Renungan Minggu, 1 Desember 2013 – Minggu Advent I
Permulaan tahun liturgi diawali dengan masa Adven, yaitu masa penantian kedatangan Tuhan. Bagaimana sikap kita dalam menantikan kedatangan Tuhan? Dalam Matius 24:37-35 Tuhan Yesus memberikan gambaran sebagai berikut: “Sebab sebagaimana halnya pada zaman Nuh, demikian pula halnya kelak pada kedatangan Anak Manusia. Sebab sebagaimana mereka pada zaman sebelum air bah itu makan dan minum, kawin dan mengawinkan, sampai kepada hari Nuh masuk ke dalam bahtera”.
Adakah yang salah atau kurang tepat dalam gambaran Tuhan Yesus tersebut? Bukankah kehidupan manusia sejak dahulu selalu dimeriahkan dengan makan – minum dan kawin – mengawinkan? Sampai saat ini kita semua termasuk kehidupan gereja, juga tidak lepas dari tindakan makan dan minum untuk memenuhi kebutuhan utama fisik kita. Kadang-kadang, kita perlu melakukan makan bersama untuk membicarakan sesuatu yang sulit, yang membutuhkan suasana kekeluargaan. Misalnya. untuk menyelesaikan permasalahan dan hubungan antar rekan.
Tindakan kawin – mengawinkan pun tidak pernah lepas dari kehidupan gereja. Bukankah kita bahagia ketika gereja berulang-ulang melaksanakan kebaktian peneguhan dan pemberkatan pernikahan kepada anggota jemaatnya? Bukankah perkawinan merupakan bagian dari rencana dan karya Allah sendiri, yang mempertemukan dan menyatukan dua insan untuk membentuk kehidupan keluarga? Apakah salah ketika anggota jemaat kita menantikan kedatangan Tuhan, makan – minum, kawin – mengawinkan?
Tindakan makan – minum dan kawin – mengawinkan pada hakekatnya bukanlah tindakan yang duniawi. Makan – minum dan kawin – mengawinkan merupakan salah satu kebutuhan utama manusia dalam kehidupan. Namun makan – minum dapat menjadi suatu hal yang jahat ketika dilandasi nafsu yang membuat manusia menjadi pelahap dan penggelojoh. Demikian pula dengan kebutuhan seks di antara laki-laki dan perempuan. Seks itu dapat diterima dan kudus ketika terjadi dalam ikatan perkawinan antar suami dan istri. Tetapi seks menjadi jahat ketika manusia menggunakannya untuk mengumbar hawa nafsu, tanpa ikatan kasih dan mengabaikan kekudusan Allah.

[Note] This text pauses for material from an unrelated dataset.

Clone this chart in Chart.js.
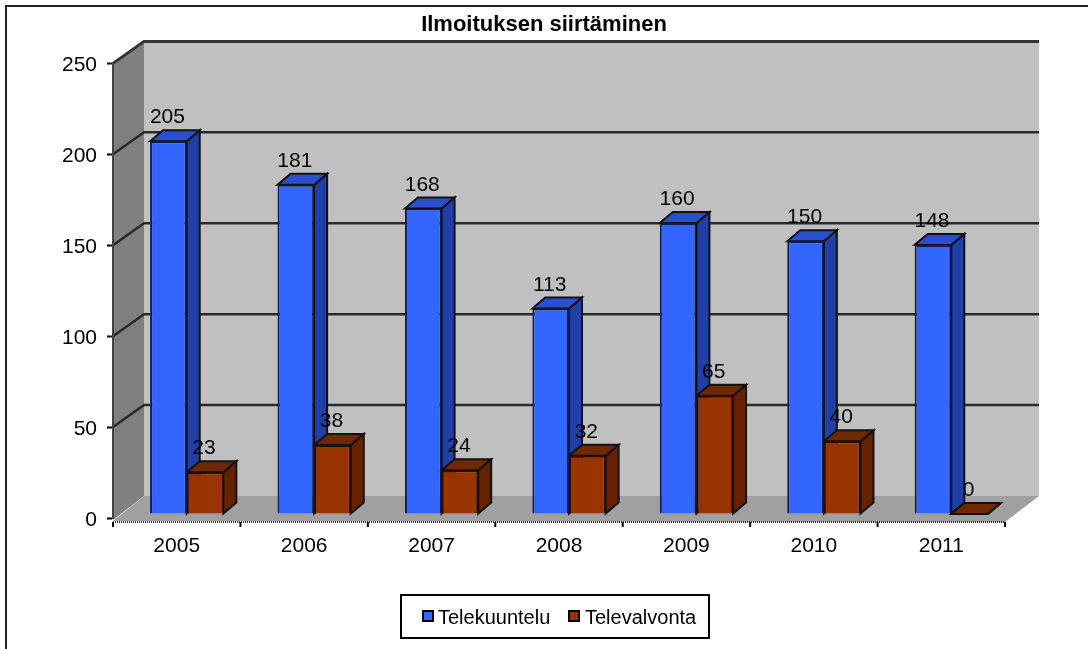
<!DOCTYPE html>
<html>
<head>
<meta charset="utf-8">
<title>Ilmoituksen siirtäminen</title>
<script src="https://cdn.jsdelivr.net/npm/chart.js@4/dist/chart.umd.min.js"></script>
<style>
  html, body { margin: 0; padding: 0; background: #fff; }
  canvas { display: block; }
</style>
</head>
<body>
<canvas id="chart" width="1088" height="649"></canvas>
<script>
const years = ['2005', '2006', '2007', '2008', '2009', '2010', '2011'];
const telekuuntelu = [205, 181, 168, 113, 160, 150, 148];
const televalvonta = [23, 38, 24, 32, 65, 40, 0];
const yTicks = [0, 50, 100, 150, 200, 250];

// looks of the fake 3d
const wallDx = 31, wallDy = -22;
const barShiftX = 10, barShiftY = -4;
const barDx = 13, barDy = -11;

function poly(ctx, pts, fill, stroke, lw) {
    ctx.beginPath();
    pts.forEach((p, i) => i ? ctx.lineTo(p[0], p[1]) : ctx.moveTo(p[0], p[1]));
    ctx.closePath();
    ctx.fillStyle = fill;
    ctx.fill();
    if (stroke) {
        ctx.strokeStyle = stroke;
        ctx.lineWidth = lw || 1;
        ctx.stroke();
    }
}

const frame3d = {
    id: 'frame3d',
    afterLayout(chart) {
        // title is centred on the whole page, not on what the padding leaves
        chart.titleBlock.left = 83;
    },
    beforeDraw(chart) {
        const ctx = chart.ctx;
        const a = chart.chartArea;
        const y = chart.scales.y;
        const y0 = y.getPixelForValue(0);
        const yTop = y.getPixelForValue(250);
        const backR = a.right + 34;

        ctx.save();
        // outer border, only top and left are in the picture
        ctx.strokeStyle = '#222';
        ctx.lineWidth = 2;
        ctx.beginPath();
        ctx.moveTo(6, 649);
        ctx.lineTo(6, 6);
        ctx.lineTo(1088, 6);
        ctx.stroke();

        // walls and floor
        poly(ctx, [[a.left + wallDx, yTop + wallDy], [backR, yTop + wallDy], [backR, y0 + wallDy], [a.left + wallDx, y0 + wallDy]], '#c0c0c0');
        poly(ctx, [[a.left, yTop], [a.left + wallDx, yTop + wallDy], [a.left + wallDx, y0 + wallDy], [a.left, y0 + 2]], '#808080');
        poly(ctx, [[a.left, y0 + 3], [a.left + wallDx, y0 + wallDy], [backR, y0 + wallDy], [a.right, y0 + 4]], '#a0a0a0');

        // grid lines, back wall + the diagonal on the left wall
        yTicks.forEach(v => {
            const py = y.getPixelForValue(v);
            ctx.strokeStyle = v === 250 ? '#333' : '#2a2a2a';
            ctx.lineWidth = v === 250 ? 3 : 2.5;
            if (v > 0) {
                ctx.beginPath();
                ctx.moveTo(a.left, py);
                ctx.lineTo(a.left + wallDx, py + wallDy);
                ctx.lineTo(backR, py + wallDy);
                ctx.stroke();
            }
        });

        // x axis sits a bit under the value 0
        const axisY = y0 + 4;
        ctx.strokeStyle = '#333';
        ctx.lineWidth = 2;
        ctx.setLineDash([1, 1]);
        ctx.beginPath();
        ctx.moveTo(a.left, axisY);
        ctx.lineTo(a.right, axisY);
        ctx.stroke();
        ctx.setLineDash([]);
        ctx.strokeStyle = '#000';
        for (let i = 0; i <= years.length; i++) {
            const px = a.left + i * (a.right - a.left) / years.length;
            ctx.beginPath();
            ctx.moveTo(px, axisY);
            ctx.lineTo(px, axisY + 5);
            ctx.stroke();
        }
        ctx.restore();
    },
    beforeDatasetsDraw(chart) {
        // top and side faces first, blue under brown. The library draws the
        // left bar of a group last, which is fine for the front faces.
        const ctx = chart.ctx;
        ctx.save();
        ctx.translate(barShiftX, barShiftY);
        chart.data.datasets.forEach((ds, i) => {
            chart.getDatasetMeta(i).data.forEach(bar => {
                const l = bar.x - bar.width / 2;
                const r = bar.x + bar.width / 2;
                poly(ctx, [[r, bar.y], [r + barDx, bar.y + barDy], [r + barDx, bar.base + barDy], [r, bar.base]], ds.sideColor, '#111', 2);
                poly(ctx, [[l, bar.y], [l + barDx, bar.y + barDy], [r + barDx, bar.y + barDy], [r, bar.y]], ds.topColor, '#111', 2);
            });
        });
        ctx.restore();
    },
    beforeDatasetDraw(chart) {
        chart.ctx.save();
        chart.ctx.translate(barShiftX, barShiftY);
    },
    afterDatasetDraw(chart) {
        chart.ctx.restore();
    },
    afterDatasetsDraw(chart) {
        const ctx = chart.ctx;
        ctx.save();
        ctx.font = '21px "Liberation Sans", Arial, sans-serif';
        ctx.fillStyle = '#000';
        ctx.textAlign = 'center';
        ctx.textBaseline = 'alphabetic';
        chart.data.datasets.forEach((ds, i) => {
            chart.getDatasetMeta(i).data.forEach((bar, j) => {
                ctx.fillText(String(ds.data[j]), bar.x + barShiftX - 1, bar.y + barShiftY - 18);
            });
        });

        // legend
        ctx.strokeStyle = '#000';
        ctx.lineWidth = 2;
        ctx.strokeRect(401, 595, 308, 43);
        ctx.font = '20px "Liberation Sans", Arial, sans-serif';
        ctx.textAlign = 'left';
        ctx.textBaseline = 'middle';
        [[423, 438], [569, 585]].forEach((pos, i) => {
            const ds = chart.data.datasets[i];
            ctx.fillStyle = ds.backgroundColor;
            ctx.fillRect(pos[0], 611, 10, 10);
            ctx.strokeRect(pos[0], 611, 10, 10);
            ctx.fillStyle = '#000';
            ctx.fillText(ds.label, pos[1], 618);
        });
        ctx.restore();
    }
};

new Chart(document.getElementById('chart').getContext('2d'), {
    type: 'bar',
    data: {
        labels: years,
        datasets: [
            { label: 'Telekuuntelu', data: telekuuntelu, backgroundColor: '#3366ff', topColor: '#2a50d0', sideColor: '#2040a8', borderColor: '#111a55', borderWidth: 2 },
            { label: 'Televalvonta', data: televalvonta, backgroundColor: '#993300', topColor: '#702800', sideColor: '#662200', borderColor: '#2a0e00', borderWidth: 2 }
        ]
    },
    plugins: [frame3d],
    options: {
        responsive: false,
        animation: false,
        clip: false,
        datasets: { bar: { categoryPercentage: 0.575, barPercentage: 1 } },
        layout: { padding: { left: 0, right: 83, top: 0, bottom: 0 } },
        plugins: {
            legend: { display: false },
            tooltip: { enabled: false },
            title: {
                display: true,
                text: 'Ilmoituksen siirtäminen',
                color: '#000',
                font: { family: '"Liberation Sans", Arial, sans-serif', size: 22, weight: 'bold' },
                padding: { top: 12, bottom: 25 }
            }
        },
        scales: {
            x: {
                grid: { display: false },
                border: { display: false },
                ticks: { color: '#000', padding: 8, font: { family: '"Liberation Sans", Arial, sans-serif', size: 21 } },
                afterFit: s => { s.height = 649 - 518; }
            },
            y: {
                min: 0,
                max: 250,
                afterBuildTicks: s => { s.ticks = yTicks.map(v => ({ value: v })); },
                grid: { drawOnChartArea: false, tickLength: 6, tickColor: '#000', tickWidth: 2 },
                border: { color: '#444', width: 2, dash: [1, 1] },
                ticks: { color: '#000', padding: 10, labelOffset: 2, font: { family: '"Liberation Sans", Arial, sans-serif', size: 21 } },
                afterFit: s => { s.width = 113; }
            }
        }
    }
});
</script>
</body>
</html>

Masalah utama dalam pemaknaan iman untuk menyambut kedatangan Tuhan bukanlah pada masalah pemenuhan kebutuhan makan – minum dan kawin – mengawinkan, melainkan spiritualitas dan etis moral manusia di balik semuanya itu. Apakah seseorang yang sedang makan – minum dan kawin – mengawinkan tetap memuliakan Allah? atau manusia makan – minum dan kawin- mengawinkan dengan tujuan memuliakan diri sendiri dan mengumbar hawa nafsu? ( YBM – PU).